A pirate ship captures a treasure of 1000 golden coins. The treasure has to be split among the 5 pirates: 1, 2, 3, 4, and 5 in order of rank. The pirates have the following important characteristics:
* Infinitely smart.
* Bloodthirsty.
* Greedy.
Starting with pirate 5 they can make a proposal how to split up the treasure. This proposal can either be accepted or the pirate is thrown overboard. A proposal is accepted if and only if a majority of the pirates agrees on it.
What proposal should pirate 5 make?
The idea behind the solution to this puzzle is that a pirate will accept a proposal only if he knows that in case he would not accept the proposal, he would get less of the treasure.
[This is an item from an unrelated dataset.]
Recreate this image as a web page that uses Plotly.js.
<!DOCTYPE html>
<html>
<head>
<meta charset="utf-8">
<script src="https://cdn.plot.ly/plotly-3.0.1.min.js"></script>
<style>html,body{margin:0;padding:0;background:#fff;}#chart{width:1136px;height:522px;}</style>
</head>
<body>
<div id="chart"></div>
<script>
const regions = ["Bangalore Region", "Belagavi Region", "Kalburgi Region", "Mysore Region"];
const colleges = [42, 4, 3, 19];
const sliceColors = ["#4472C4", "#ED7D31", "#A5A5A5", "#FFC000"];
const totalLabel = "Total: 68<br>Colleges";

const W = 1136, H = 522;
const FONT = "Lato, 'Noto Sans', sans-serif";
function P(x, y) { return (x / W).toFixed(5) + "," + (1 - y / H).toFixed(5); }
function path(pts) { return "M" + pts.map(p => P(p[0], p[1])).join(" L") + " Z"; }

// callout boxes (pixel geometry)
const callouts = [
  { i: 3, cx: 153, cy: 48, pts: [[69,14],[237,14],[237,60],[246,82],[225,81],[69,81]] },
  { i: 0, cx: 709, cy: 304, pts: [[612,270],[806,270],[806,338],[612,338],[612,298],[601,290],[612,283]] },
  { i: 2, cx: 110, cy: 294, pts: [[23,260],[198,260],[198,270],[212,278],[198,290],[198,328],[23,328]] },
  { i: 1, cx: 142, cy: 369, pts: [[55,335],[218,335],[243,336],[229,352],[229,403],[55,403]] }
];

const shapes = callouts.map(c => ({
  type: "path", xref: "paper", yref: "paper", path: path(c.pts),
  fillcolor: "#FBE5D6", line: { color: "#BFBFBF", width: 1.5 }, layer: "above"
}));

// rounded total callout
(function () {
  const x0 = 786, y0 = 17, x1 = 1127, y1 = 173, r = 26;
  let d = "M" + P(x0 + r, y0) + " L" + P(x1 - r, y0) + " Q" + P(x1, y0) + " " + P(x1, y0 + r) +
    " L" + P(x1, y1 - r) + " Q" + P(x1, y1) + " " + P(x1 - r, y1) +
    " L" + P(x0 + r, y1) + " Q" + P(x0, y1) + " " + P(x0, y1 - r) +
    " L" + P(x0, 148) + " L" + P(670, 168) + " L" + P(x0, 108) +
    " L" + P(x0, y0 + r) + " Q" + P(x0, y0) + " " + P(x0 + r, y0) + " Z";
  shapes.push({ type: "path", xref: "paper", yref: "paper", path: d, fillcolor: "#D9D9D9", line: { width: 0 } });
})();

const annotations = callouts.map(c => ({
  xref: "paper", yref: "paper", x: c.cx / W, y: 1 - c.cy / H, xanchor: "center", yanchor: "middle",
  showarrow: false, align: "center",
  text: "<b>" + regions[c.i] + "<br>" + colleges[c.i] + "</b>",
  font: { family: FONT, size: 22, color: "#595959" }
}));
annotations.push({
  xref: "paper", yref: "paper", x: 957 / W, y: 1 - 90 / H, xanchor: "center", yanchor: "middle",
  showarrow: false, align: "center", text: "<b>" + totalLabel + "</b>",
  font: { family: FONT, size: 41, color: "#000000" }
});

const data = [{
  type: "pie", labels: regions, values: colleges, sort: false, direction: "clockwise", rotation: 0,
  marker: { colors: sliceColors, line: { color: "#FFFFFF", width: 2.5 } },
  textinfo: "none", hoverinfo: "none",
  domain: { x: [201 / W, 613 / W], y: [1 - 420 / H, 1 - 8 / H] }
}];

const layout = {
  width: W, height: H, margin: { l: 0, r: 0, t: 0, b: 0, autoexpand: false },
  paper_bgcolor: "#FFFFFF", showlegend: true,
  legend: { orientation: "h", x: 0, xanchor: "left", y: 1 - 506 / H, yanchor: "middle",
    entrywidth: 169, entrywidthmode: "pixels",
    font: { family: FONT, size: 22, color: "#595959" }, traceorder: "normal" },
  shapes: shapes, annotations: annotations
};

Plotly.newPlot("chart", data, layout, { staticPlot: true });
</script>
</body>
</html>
If pirate 1 would be the only one left, he would get all the golden coins. If only pirates 1 and 2 would be left, pirate 2 would die for sure, since pirate 1 is bloodthirsty and will reject all proposals of pirate 2 (since he will get all coins anyway). So:
When also pirate 3 would still be alive, he needs the agreement of one of the other two. Pirate 2 will agree with every proposal since, as we have seen, he would die if he didn’t. So pirate 3 should propose to keep everything for himself.
When we have four pirates, pirate 4 should make two other pirates agree with his proposal. So he proposes to give one coin to pirate 1, one coin to pirate 2, and the rest to himself. Pirates 1 and 2 will accept the proposal, since they are greedy, and if they wouldn’t accept, they would get less.
But as we know, there are five pirates. If pirate 5 gives both pirate 1 (or 2) and pirate 3 one coin more than in the previous case, they are willing to accept the proposal. Then a majority (three out of five) of the pirates will support the proposal, and pirate 5 can keep the rest of the treasure to himself.
Conclusion: Pirate 5 should propose to give two coins to pirate 1 (or 2), one coin to pirate 3, and the remaining 997 coins to himself.